While the propagation of radio waves in the air is reliable, high-frequency electromagnetic waves such as those used in Wi-Fi can attenuate inside a water tank. It would be difficult to locate an iPhone submerged from a boat, it seems.

While water attenuates the signal more than air, it is more the step change in dielectric constant at the antenna-water-air boundaries, that makes water difficult. There is also a problem with determining direction in the presence of refraction at the boundary. That refraction makes it possible to "see" underwater transmitters better, since signals approaching the surface steeply from below, are bent to travel along the surface in the air, rather than to radiate up into space.

Now, regarding the electromagnetic wave absorption of silicon carbide, if, for example, there were enough silicon carbide powder present in a small tornado circulating around the same spot in a room, similar to the animated GIF, would the strength of the Wi-Fi signals in that room decrease?

Yes, it would decrease, but only slightly. Phone signals passing through the tornado would be attenuated, but since the volume of the tornado is small compared with the volume of the room, you would probably not notice the difference.

Alternatively, even if silicon carbide chaff is constantly installed in the room, since it is only a part of the room, would it have no effect on the strength of the Wi-Fi signals? Considering the phenomenon of wave scattering, it doesn't seem to be related to the signal strength...
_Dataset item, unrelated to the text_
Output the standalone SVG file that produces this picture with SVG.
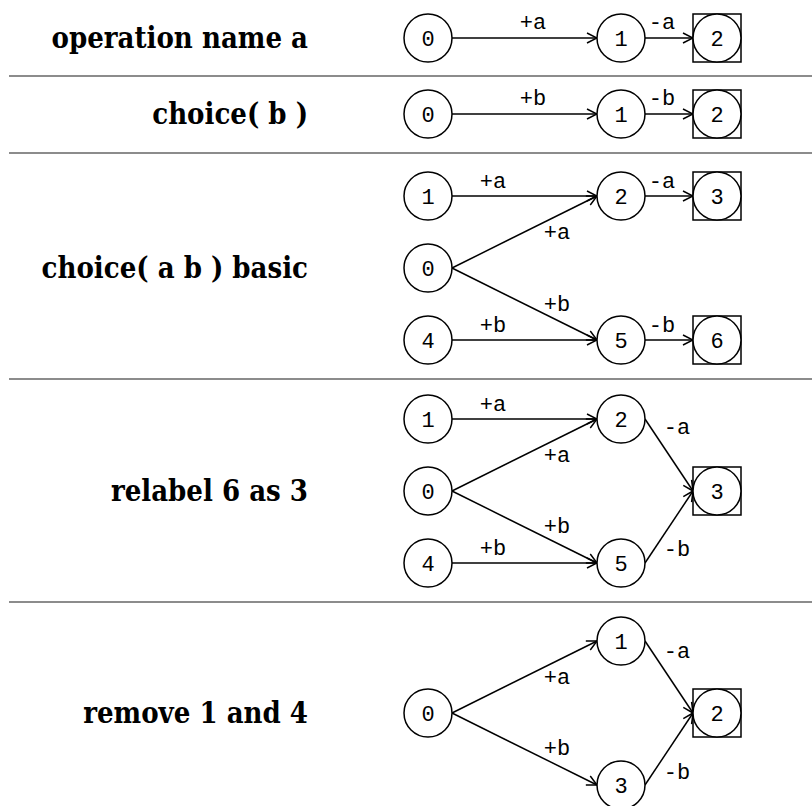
<svg xmlns="http://www.w3.org/2000/svg" width="812" height="806" viewBox="0 0 812 806">
<defs>
<style>
.sep{stroke:#8c8c8c;stroke-width:2}
.lbl{font-family:"DejaVu Serif Condensed","DejaVu Serif",serif;font-stretch:condensed;font-weight:bold;font-size:29px;fill:#000;text-anchor:end}
.n circle,.n rect{fill:#fff;stroke:#000;stroke-width:1.5}
.n text{font-family:"Liberation Mono",monospace;font-size:22px;text-anchor:middle;fill:#000}
.e line{stroke:#000;stroke-width:1.5;marker-end:url(#arr)}
.el{font-family:"Liberation Mono",monospace;font-size:22px;text-anchor:middle;fill:#000}
</style>
<marker id="arr" markerUnits="userSpaceOnUse" viewBox="0 0 12 12" markerWidth="12" markerHeight="12" refX="11" refY="6" orient="auto">
<path d="M1,1 L11,6 L1,11" fill="none" stroke="#000" stroke-width="1.5"/>
</marker>
</defs>
<rect width="812" height="806" fill="#fff"/>
<g id="separators">
<line class="sep" x1="9" y1="76" x2="812" y2="76"/>
<line class="sep" x1="9" y1="153" x2="812" y2="153"/>
<line class="sep" x1="9" y1="379" x2="812" y2="379"/>
<line class="sep" x1="9" y1="602" x2="812" y2="602"/>
</g>
<g id="labels">
<text class="lbl" x="308" y="48">operation name a</text>
<text class="lbl" x="308" y="124">choice( b )</text>
<text class="lbl" x="308" y="278">choice( a b ) basic</text>
<text class="lbl" x="308" y="501">relabel 6 as 3</text>
<text class="lbl" x="308" y="723">remove 1 and 4</text>
</g>
<g id="connectors" class="e">
<line x1="452" y1="38" x2="597" y2="38"/>
<line x1="645" y1="38" x2="693" y2="38"/>
<line x1="452" y1="114" x2="597" y2="114"/>
<line x1="645" y1="114" x2="693" y2="114"/>
<line x1="452" y1="196" x2="597" y2="196"/>
<line x1="452" y1="268" x2="597" y2="196"/>
<line x1="452" y1="268" x2="597" y2="340"/>
<line x1="452" y1="340" x2="597" y2="340"/>
<line x1="645" y1="196" x2="693" y2="196"/>
<line x1="645" y1="340" x2="693" y2="340"/>
<line x1="452" y1="419" x2="597" y2="419"/>
<line x1="452" y1="491" x2="597" y2="419"/>
<line x1="452" y1="491" x2="597" y2="563"/>
<line x1="452" y1="563" x2="597" y2="563"/>
<line x1="645" y1="419" x2="693" y2="491"/>
<line x1="645" y1="563" x2="693" y2="491"/>
<line x1="452" y1="713" x2="597" y2="641"/>
<line x1="452" y1="713" x2="597" y2="785"/>
<line x1="645" y1="641" x2="693" y2="713"/>
<line x1="645" y1="785" x2="693" y2="713"/>
</g>
<g id="edge-labels">
<text class="el" x="533" y="29">+a</text>
<text class="el" x="662" y="29">-a</text>
<text class="el" x="533" y="105">+b</text>
<text class="el" x="662" y="105">-b</text>
<text class="el" x="493" y="188">+a</text>
<text class="el" x="662" y="188">-a</text>
<text class="el" x="557" y="239">+a</text>
<text class="el" x="557" y="311">+b</text>
<text class="el" x="493" y="332">+b</text>
<text class="el" x="662" y="332">-b</text>
<text class="el" x="493" y="411">+a</text>
<text class="el" x="557" y="462">+a</text>
<text class="el" x="557" y="533">+b</text>
<text class="el" x="493" y="555">+b</text>
<text class="el" x="677" y="434">-a</text>
<text class="el" x="677" y="556">-b</text>
<text class="el" x="557" y="684">+a</text>
<text class="el" x="557" y="755">+b</text>
<text class="el" x="677" y="658">-a</text>
<text class="el" x="677" y="779">-b</text>
</g>
<g id="r1-n0" class="n"><circle cx="428" cy="38" r="24"/><text x="428" y="45.5">0</text></g>
<g id="r1-n1" class="n"><circle cx="621" cy="38" r="24"/><text x="621" y="45.5">1</text></g>
<g id="r1-n2" class="n"><rect x="693" y="14" width="48" height="48"/><circle cx="717" cy="38" r="24"/><text x="717" y="45.5">2</text></g>
<g id="r2-n0" class="n"><circle cx="428" cy="114" r="24"/><text x="428" y="121.5">0</text></g>
<g id="r2-n1" class="n"><circle cx="621" cy="114" r="24"/><text x="621" y="121.5">1</text></g>
<g id="r2-n2" class="n"><rect x="693" y="90" width="48" height="48"/><circle cx="717" cy="114" r="24"/><text x="717" y="121.5">2</text></g>
<g id="r3-n1" class="n"><circle cx="428" cy="196" r="24"/><text x="428" y="203.5">1</text></g>
<g id="r3-n0" class="n"><circle cx="428" cy="268" r="24"/><text x="428" y="275.5">0</text></g>
<g id="r3-n4" class="n"><circle cx="428" cy="340" r="24"/><text x="428" y="347.5">4</text></g>
<g id="r3-n2" class="n"><circle cx="621" cy="196" r="24"/><text x="621" y="203.5">2</text></g>
<g id="r3-n5" class="n"><circle cx="621" cy="340" r="24"/><text x="621" y="347.5">5</text></g>
<g id="r3-n3" class="n"><rect x="693" y="172" width="48" height="48"/><circle cx="717" cy="196" r="24"/><text x="717" y="203.5">3</text></g>
<g id="r3-n6" class="n"><rect x="693" y="316" width="48" height="48"/><circle cx="717" cy="340" r="24"/><text x="717" y="347.5">6</text></g>
<g id="r4-n1" class="n"><circle cx="428" cy="419" r="24"/><text x="428" y="426.5">1</text></g>
<g id="r4-n0" class="n"><circle cx="428" cy="491" r="24"/><text x="428" y="498.5">0</text></g>
<g id="r4-n4" class="n"><circle cx="428" cy="563" r="24"/><text x="428" y="570.5">4</text></g>
<g id="r4-n2" class="n"><circle cx="621" cy="419" r="24"/><text x="621" y="426.5">2</text></g>
<g id="r4-n5" class="n"><circle cx="621" cy="563" r="24"/><text x="621" y="570.5">5</text></g>
<g id="r4-n3" class="n"><rect x="693" y="467" width="48" height="48"/><circle cx="717" cy="491" r="24"/><text x="717" y="498.5">3</text></g>
<g id="r5-n0" class="n"><circle cx="428" cy="713" r="24"/><text x="428" y="720.5">0</text></g>
<g id="r5-n1" class="n"><circle cx="621" cy="641" r="24"/><text x="621" y="648.5">1</text></g>
<g id="r5-n3" class="n"><circle cx="621" cy="785" r="24"/><text x="621" y="792.5">3</text></g>
<g id="r5-n2" class="n"><rect x="693" y="689" width="48" height="48"/><circle cx="717" cy="713" r="24"/><text x="717" y="720.5">2</text></g>
</svg>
There are many different paths taken by phone signals. The phone signal is spread spectrum, modulated by a digital sequence, so only the strongest signal is locked, and is decoded, all the other path lengths are ignored because the digital signal is out of time, delayed by the longer path.

Spread spectrum was originally developed by the military to prevent jamming of their signals. It works well for mobile phones and data links. Having fluttering aluminium foil tassels, attached to a fan, will not destroy the quality of a mobile phone signal.

 

[EleSuki]

Thank you for the detailed explanation. So, it seems that even rotating a small tornado with silicon carbide chaff in a corner of the room would only cause some degree of attenuation.
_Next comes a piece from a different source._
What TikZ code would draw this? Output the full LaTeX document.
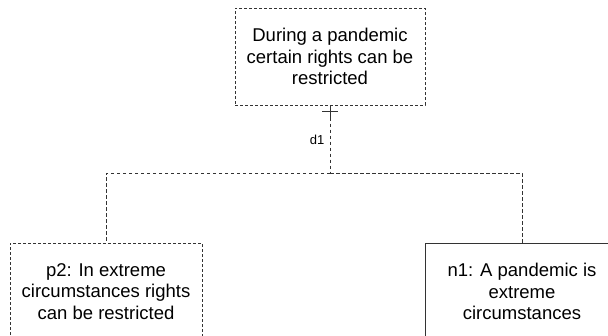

Now, if we were to design it, how could we potentially achieve a reduction of 1/2, 1/4, 1/8, or even eliminate the need for antennas altogether in a Wi-Fi signal?

For example, placing tornadoes in the four corners of the room, at the entrance, or allowing them to hover near the ceiling (if you could consider it as a thought experiment)..."

 

[Baluncore]

Now, if we were to design it, how could we potentially achieve a reduction of 1/2, 1/4, 1/8, or even eliminate the need for antennas altogether in a Wi-Fi signal?

The size of an efficient antenna is related to the wavelength. Raising the frequency, to shorter wavelength bands, will reduce antenna size.

Most mobile phones do not need inconvenient external antennas. Likewise, the antennas used for Wi-Fi now can be entirely inside the box, but people want to buy "wireless things" with a visible antenna.

For example, placing tornadoes in the four corners of the room, at the entrance, or allowing them to hover near the ceiling (if you could consider it as a thought experiment)..."

What is it with tornados of SiC ? Hanging a 377 ohm "space cloth" curtain would absorb more RF energy than a rotating cloud of SiC.
https://en.wikipedia.org/wiki/Space_cloth

If you want to stop Wi-Fi you will need to enclose the volume with a double-walled conductive sheet, having no hole diameter, or slot length, greater than about 1 cm.

 

[EleSuki]

Thank you, I was thinking of putting silicon carbide powder in a water tank and circulating the water in the tank so that the silicon carbide always stays in the cube, but the reply I received says that even a small tornado of silicon carbide does not attenuate the electromagnetic waves that much, so the effect is limited. I think the effect is limited.

I am glad to know that wireless LAN radio waves will continue to survive as long as we don't build a room that can be sealed with water or metal. Thank you very much!